Alfred Soto: Having underestimated these people for fifteen years, I sat down and cranked this up. And waited. And waited. Harmonies and staccato percussive stabs aside, where’s the rest? 
[4]

Jacob Sujin Kuppermann: This is less minimal and more skeletal, sounding like a solid wall of sound that’s been hewn until it resolved itself into a ghost of a song. It wins on aesthetics alone — the combination of the amorphous, choppy rhythm parts here and the eerie harmonies is compelling — but I wish there was a little more of an arc here, to elevate “Disarray” into something more interesting than a fun set of textures.
[6]

Anna Suiter: Decentering the vocal track here mostly works, and prevents you from puzzling too much over what the (minimal) lyrics might mean. The scratchy instrumental makes for a track all by itself, and something less dull than I’d expect after listening to the first 30 seconds or so. I have to wonder how it would sound without the vocals at all.
[6]

Taylor Alatorre: The AMC computer drama Halt and Catch Fire had some inspired soundtrack choices, from the Trentemøller start-up tune to a use of the War on Drugs’ “Red Eyes” that felt less anachronistic than inevitable. If the series went on for another season, I like to think this would’ve been at least considered for some climactic scene. The oscillating analog crunch is the product of a tug-of-war between the mechanistic and the organic, at once evocative of an earlier era of technology and of the tensions from that era we have yet to resolve. Shorn of such narrative import, though, it’s something less impressive — a testament to the prioritization of sound design over songwriting.
[6]

Tim de Reuse: Not “experimental” so much as “experimental-sounding,” that is, working with a sonic surface that takes a little bit to get used to, but otherwise just doing the usual thing. Is that cynical of me to say?

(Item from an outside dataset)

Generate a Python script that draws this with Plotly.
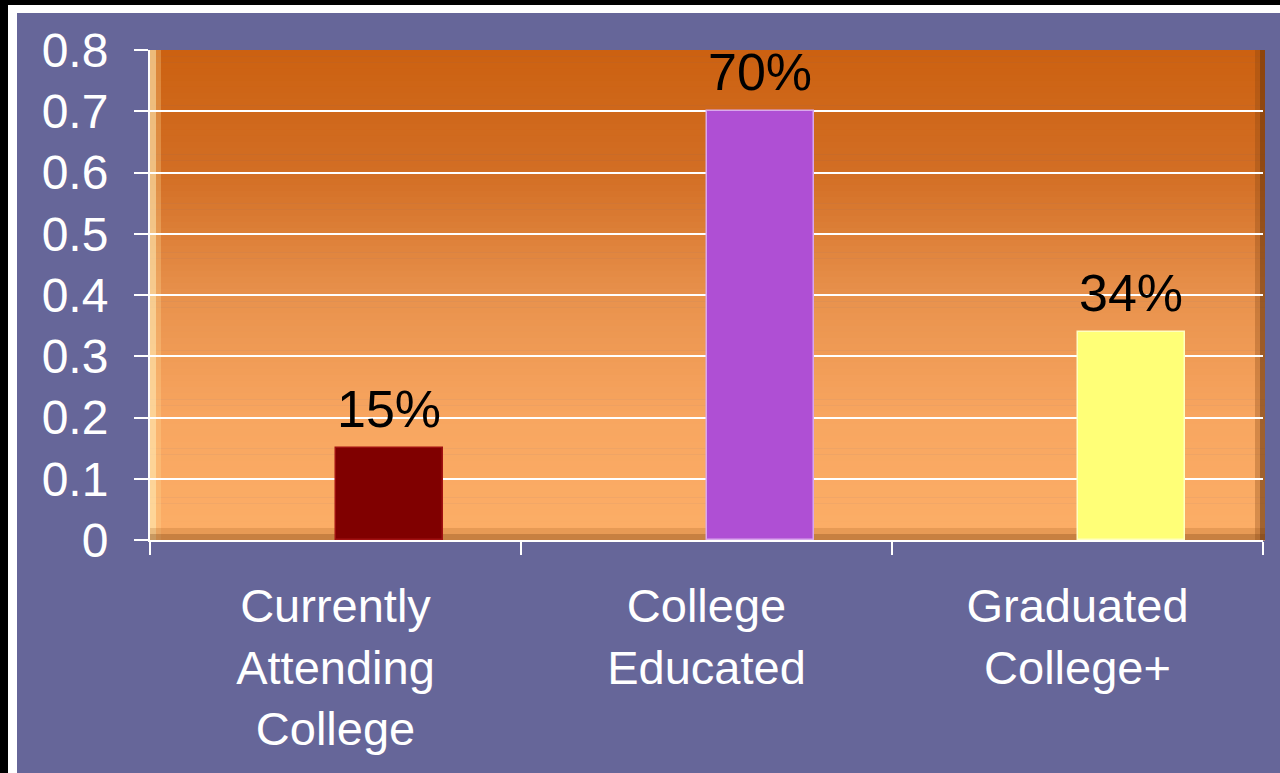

Sure! But this ain’t the first pop song to throw down some crunchy percussion and claim that its sound design bravery excuses the rest of it being half-finished.
[3]

Edward Okulicz: This is an impressive amalgam of some ugly chopped up sounds and what sounds like a sped up bit of 70s Americana folk pop. Like, if I slowed it down 10% it might sound like Arca remixing America. Sometimes I wish it was even faster, sometimes I wish it were actually slowed down, but I like it every time.
[8]

Joshua Minsoo Kim: On Double Negative, producer BJ Burton morphs the ideas he presented on Ones and Sixes into an extreme that, for better or worse, makes it sound like the group has made their own 22, A Million. The fortunate thing is how it feels like an appropriate template for the group and not a cheap continuation of the Bon Iver/Francis & The Lights/James Blake axis of pop that Burton has had a hand in (see: the shoehorned final section of Lizzo’s “Bother Me“). If you approach it from the right angle, “Disarray” is actually not too different from the group’s earliest works. The prickly electronics are simply another instrument that grounds the piece — much like repetitiously struck guitar chords or a steady bassline — that allows for a soundworld carried by Alan Sparhawk and Mimi Parker’s singing. Their harmonies and the static rhythm with which their sung find an unsettling middle ground between human warmth and cold robotics. What this does is allow for the staccato noise to feel less and less disorienting over time, dulling their presence to the point of familiar comfort or apathetic acceptance. That the song begins with the warning, “before it falls into total disarray…” is grim. Is this how we got here, is this how we got to 2018?